_Do this_
Reproduce every entry exactly and leave its pictures out.

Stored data
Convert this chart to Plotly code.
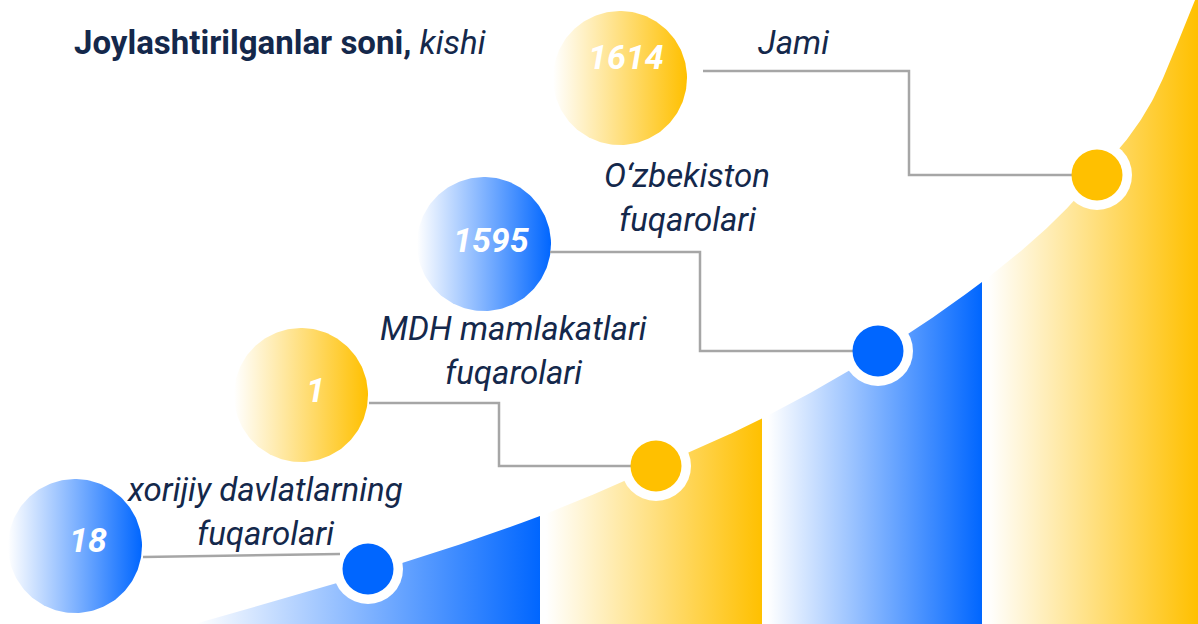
import numpy as np
import plotly.graph_objects as go

# ---------------- data ----------------
categories = ["xorijiy davlatlarning fuqarolari", "MDH mamlakatlari fuqarolari",
              "O‘zbekiston fuqarolari", "Jami"]
label_lines = [["xorijiy davlatlarning", "fuqarolari"],
               ["MDH mamlakatlari", "fuqarolari"],
               ["O‘zbekiston", "fuqarolari"],
               ["Jami"]]
values = [18, 1, 1595, 1614]
title_main = "Joylashtirilganlar soni,"
title_unit = "kishi"

# ---------------- layout / style ----------------
W, H = 1198, 624
BLUE, YELLOW, NAVY, GREY = "#0066ff", "#ffc000", "#14284b", "#a6a6a6"
item_colors = [BLUE, YELLOW, BLUE, YELLOW]
FONT = "Roboto"

bubble_cx = [75, 301, 484, 620]
bubble_cy = [546, 395, 244, 78]
bubble_r = 67
num_dx = [13, 14, 7, 6]
num_dy = [-6, -5, -4, -21]
label_cx = [265, 513, 687, 793]
label_y0 = [489, 328, 175, 42]
line_gap = 44
dot_x = [368, 656, 878, 1097]
dot_lift = [5, 1, 2, 0]
leader_start = [(143, 557), (369, 403), (550, 252), (703, 71)]
leader_elbow_x = [None, 499, 700, 909]
band_edges = [(195, 540), (546, 762), (768, 982), (988, 1198)]
band_colors = [BLUE, YELLOW, BLUE, YELLOW]
knot_x = [195, 368, 540, 656, 761, 878, 982, 1050, 1097, 1147, 1195, 1215]
knot_y = [624, 574, 516, 467, 419, 353, 282, 225, 175, 110, 0, -50]


def pchip(xk, yk, xs):
    xk = np.asarray(xk, float); yk = np.asarray(yk, float); xs = np.asarray(xs, float)
    h = np.diff(xk); d = np.diff(yk) / h
    m = np.zeros_like(yk)
    for i in range(1, len(xk) - 1):
        if d[i - 1] * d[i] <= 0:
            m[i] = 0
        else:
            w1 = 2 * h[i] + h[i - 1]; w2 = h[i] + 2 * h[i - 1]
            m[i] = (w1 + w2) / (w1 / d[i - 1] + w2 / d[i])
    m[0] = d[0]; m[-1] = d[-1]
    idx = np.clip(np.searchsorted(xk, xs) - 1, 0, len(h) - 1)
    t = (xs - xk[idx]) / h[idx]
    h00 = 2 * t**3 - 3 * t**2 + 1
    h10 = t**3 - 2 * t**2 + t
    h01 = -2 * t**3 + 3 * t**2
    h11 = t**3 - t**2
    return h00 * yk[idx] + h10 * h[idx] * m[idx] + h01 * yk[idx + 1] + h11 * h[idx] * m[idx + 1]


def grad(color):
    return dict(type="horizontal", colorscale=[[0, "#ffffff"], [1, color]])


fig = go.Figure()

# bands under the curve
for (x0, x1), col in zip(band_edges, band_colors):
    xs = np.linspace(x0, x1, 160)
    ys = pchip(knot_x, knot_y, xs)
    px = np.concatenate([[x0], xs, [x1, x0]])
    py = np.concatenate([[H + 2], ys, [H + 2, H + 2]])
    fig.add_trace(go.Scatter(x=px, y=py, mode="lines", line=dict(width=0),
                             fill="toself", fillgradient=grad(col), hoverinfo="skip"))

# big bubbles
t = np.linspace(0, 2 * np.pi, 200)
for cx, cy, col in zip(bubble_cx, bubble_cy, item_colors):
    fig.add_trace(go.Scatter(x=cx + bubble_r * np.cos(t), y=cy + bubble_r * np.sin(t),
                             mode="lines", line=dict(width=0), fill="toself",
                             fillgradient=grad(col), hoverinfo="skip"))

dot_y = [float(pchip(knot_x, knot_y, [x])[0]) - lift for x, lift in zip(dot_x, dot_lift)]

# white rings behind dots
fig.add_trace(go.Scatter(x=dot_x, y=dot_y, mode="markers",
                         marker=dict(size=70, color="#ffffff", line=dict(width=0)),
                         hoverinfo="skip"))

# leader lines
for (sx, sy), ex, dx, dy in zip(leader_start, leader_elbow_x, dot_x, dot_y):
    if ex is None:
        lx, ly = [sx, dx - 28], [sy, sy - 3]
    else:
        lx, ly = [sx, ex, ex, dx], [sy, sy, dy, dy]
    fig.add_trace(go.Scatter(x=lx, y=ly, mode="lines",
                             line=dict(color=GREY, width=2.5), hoverinfo="skip"))

# coloured dots
fig.add_trace(go.Scatter(x=dot_x, y=dot_y, mode="markers",
                         marker=dict(size=51, color=item_colors, line=dict(width=0)),
                         hoverinfo="skip"))

ann = []
for v, cx, cy, ddx, ddy in zip(values, bubble_cx, bubble_cy, num_dx, num_dy):
    ann.append(dict(x=cx + ddx, y=cy + ddy, text=f"<b><i>{v}</i></b>", showarrow=False,
                    xref="x", yref="y", xanchor="center", yanchor="middle",
                    font=dict(family=FONT, size=34, color="#ffffff")))
for lines, lx, ly in zip(label_lines, label_cx, label_y0):
    for k, s in enumerate(lines):
        ann.append(dict(x=lx, y=ly + k * line_gap, text=f"<i>{s}</i>", showarrow=False,
                        xref="x", yref="y", xanchor="center", yanchor="middle",
                        font=dict(family=FONT, size=33, color=NAVY)))
ann.append(dict(x=72, y=42, text=f"<b>{title_main}</b> <i>{title_unit}</i>", showarrow=False,
                xref="x", yref="y", xanchor="left", yanchor="middle",
                font=dict(family=FONT, size=33, color=NAVY)))

fig.update_layout(
    width=W, height=H, margin=dict(l=0, r=0, t=0, b=0),
    paper_bgcolor="#ffffff", plot_bgcolor="#ffffff", showlegend=False,
    xaxis=dict(range=[0, W], visible=False, fixedrange=True),
    yaxis=dict(range=[H, 0], visible=False, fixedrange=True),
    annotations=ann,
)
fig.write_html("out.html", config={"displayModeBar": False},
               post_script="document.body.style.margin='0';document.body.style.overflow='hidden';")
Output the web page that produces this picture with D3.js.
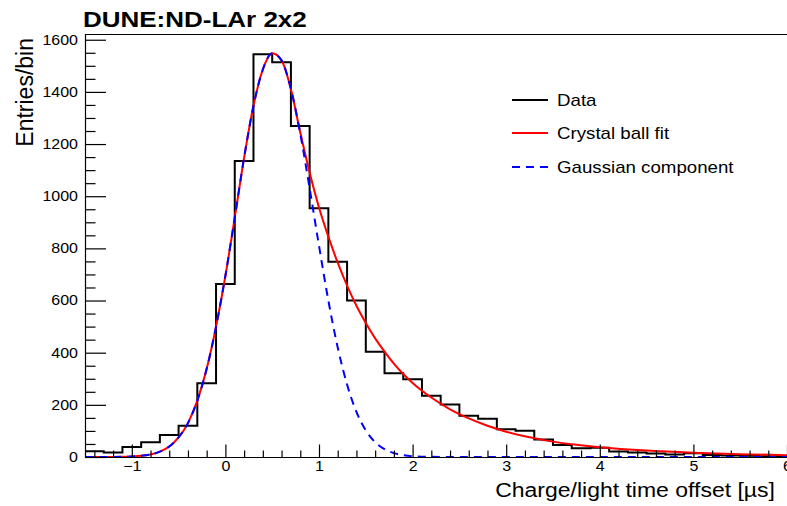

_The output_
Convert this chart to Plotly code.
import numpy as np
import plotly.graph_objects as go

# ---------------- data ----------------
categories = ["xorijiy davlatlarning fuqarolari", "MDH mamlakatlari fuqarolari",
              "O‘zbekiston fuqarolari", "Jami"]
label_lines = [["xorijiy davlatlarning", "fuqarolari"],
               ["MDH mamlakatlari", "fuqarolari"],
               ["O‘zbekiston", "fuqarolari"],
               ["Jami"]]
values = [18, 1, 1595, 1614]
title_main = "Joylashtirilganlar soni,"
title_unit = "kishi"

# ---------------- layout / style ----------------
W, H = 1198, 624
BLUE, YELLOW, NAVY, GREY = "#0066ff", "#ffc000", "#14284b", "#a6a6a6"
item_colors = [BLUE, YELLOW, BLUE, YELLOW]
FONT = "Roboto"

bubble_cx = [75, 301, 484, 620]
bubble_cy = [546, 395, 244, 78]
bubble_r = 67
num_dx = [13, 14, 7, 6]
num_dy = [-6, -5, -4, -21]
label_cx = [265, 513, 687, 793]
label_y0 = [489, 328, 175, 42]
line_gap = 44
dot_x = [368, 656, 878, 1097]
dot_lift = [5, 1, 2, 0]
leader_start = [(143, 557), (369, 403), (550, 252), (703, 71)]
leader_elbow_x = [None, 499, 700, 909]
band_edges = [(195, 540), (546, 762), (768, 982), (988, 1198)]
band_colors = [BLUE, YELLOW, BLUE, YELLOW]
knot_x = [195, 368, 540, 656, 761, 878, 982, 1050, 1097, 1147, 1195, 1215]
knot_y = [624, 574, 516, 467, 419, 353, 282, 225, 175, 110, 0, -50]


def pchip(xk, yk, xs):
    xk = np.asarray(xk, float); yk = np.asarray(yk, float); xs = np.asarray(xs, float)
    h = np.diff(xk); d = np.diff(yk) / h
    m = np.zeros_like(yk)
    for i in range(1, len(xk) - 1):
        if d[i - 1] * d[i] <= 0:
            m[i] = 0
        else:
            w1 = 2 * h[i] + h[i - 1]; w2 = h[i] + 2 * h[i - 1]
            m[i] = (w1 + w2) / (w1 / d[i - 1] + w2 / d[i])
    m[0] = d[0]; m[-1] = d[-1]
    idx = np.clip(np.searchsorted(xk, xs) - 1, 0, len(h) - 1)
    t = (xs - xk[idx]) / h[idx]
    h00 = 2 * t**3 - 3 * t**2 + 1
    h10 = t**3 - 2 * t**2 + t
    h01 = -2 * t**3 + 3 * t**2
    h11 = t**3 - t**2
    return h00 * yk[idx] + h10 * h[idx] * m[idx] + h01 * yk[idx + 1] + h11 * h[idx] * m[idx + 1]


def grad(color):
    return dict(type="horizontal", colorscale=[[0, "#ffffff"], [1, color]])


fig = go.Figure()

# bands under the curve
for (x0, x1), col in zip(band_edges, band_colors):
    xs = np.linspace(x0, x1, 160)
    ys = pchip(knot_x, knot_y, xs)
    px = np.concatenate([[x0], xs, [x1, x0]])
    py = np.concatenate([[H + 2], ys, [H + 2, H + 2]])
    fig.add_trace(go.Scatter(x=px, y=py, mode="lines", line=dict(width=0),
                             fill="toself", fillgradient=grad(col), hoverinfo="skip"))

# big bubbles
t = np.linspace(0, 2 * np.pi, 200)
for cx, cy, col in zip(bubble_cx, bubble_cy, item_colors):
    fig.add_trace(go.Scatter(x=cx + bubble_r * np.cos(t), y=cy + bubble_r * np.sin(t),
                             mode="lines", line=dict(width=0), fill="toself",
                             fillgradient=grad(col), hoverinfo="skip"))

dot_y = [float(pchip(knot_x, knot_y, [x])[0]) - lift for x, lift in zip(dot_x, dot_lift)]

# white rings behind dots
fig.add_trace(go.Scatter(x=dot_x, y=dot_y, mode="markers",
                         marker=dict(size=70, color="#ffffff", line=dict(width=0)),
                         hoverinfo="skip"))

# leader lines
for (sx, sy), ex, dx, dy in zip(leader_start, leader_elbow_x, dot_x, dot_y):
    if ex is None:
        lx, ly = [sx, dx - 28], [sy, sy - 3]
    else:
        lx, ly = [sx, ex, ex, dx], [sy, sy, dy, dy]
    fig.add_trace(go.Scatter(x=lx, y=ly, mode="lines",
                             line=dict(color=GREY, width=2.5), hoverinfo="skip"))

# coloured dots
fig.add_trace(go.Scatter(x=dot_x, y=dot_y, mode="markers",
                         marker=dict(size=51, color=item_colors, line=dict(width=0)),
                         hoverinfo="skip"))

ann = []
for v, cx, cy, ddx, ddy in zip(values, bubble_cx, bubble_cy, num_dx, num_dy):
    ann.append(dict(x=cx + ddx, y=cy + ddy, text=f"<b><i>{v}</i></b>", showarrow=False,
                    xref="x", yref="y", xanchor="center", yanchor="middle",
                    font=dict(family=FONT, size=34, color="#ffffff")))
for lines, lx, ly in zip(label_lines, label_cx, label_y0):
    for k, s in enumerate(lines):
        ann.append(dict(x=lx, y=ly + k * line_gap, text=f"<i>{s}</i>", showarrow=False,
                        xref="x", yref="y", xanchor="center", yanchor="middle",
                        font=dict(family=FONT, size=33, color=NAVY)))
ann.append(dict(x=72, y=42, text=f"<b>{title_main}</b> <i>{title_unit}</i>", showarrow=False,
                xref="x", yref="y", xanchor="left", yanchor="middle",
                font=dict(family=FONT, size=33, color=NAVY)))

fig.update_layout(
    width=W, height=H, margin=dict(l=0, r=0, t=0, b=0),
    paper_bgcolor="#ffffff", plot_bgcolor="#ffffff", showlegend=False,
    xaxis=dict(range=[0, W], visible=False, fixedrange=True),
    yaxis=dict(range=[H, 0], visible=False, fixedrange=True),
    annotations=ann,
)
fig.write_html("out.html", config={"displayModeBar": False},
               post_script="document.body.style.margin='0';document.body.style.overflow='hidden';")
Output the web page that produces this picture with D3.js.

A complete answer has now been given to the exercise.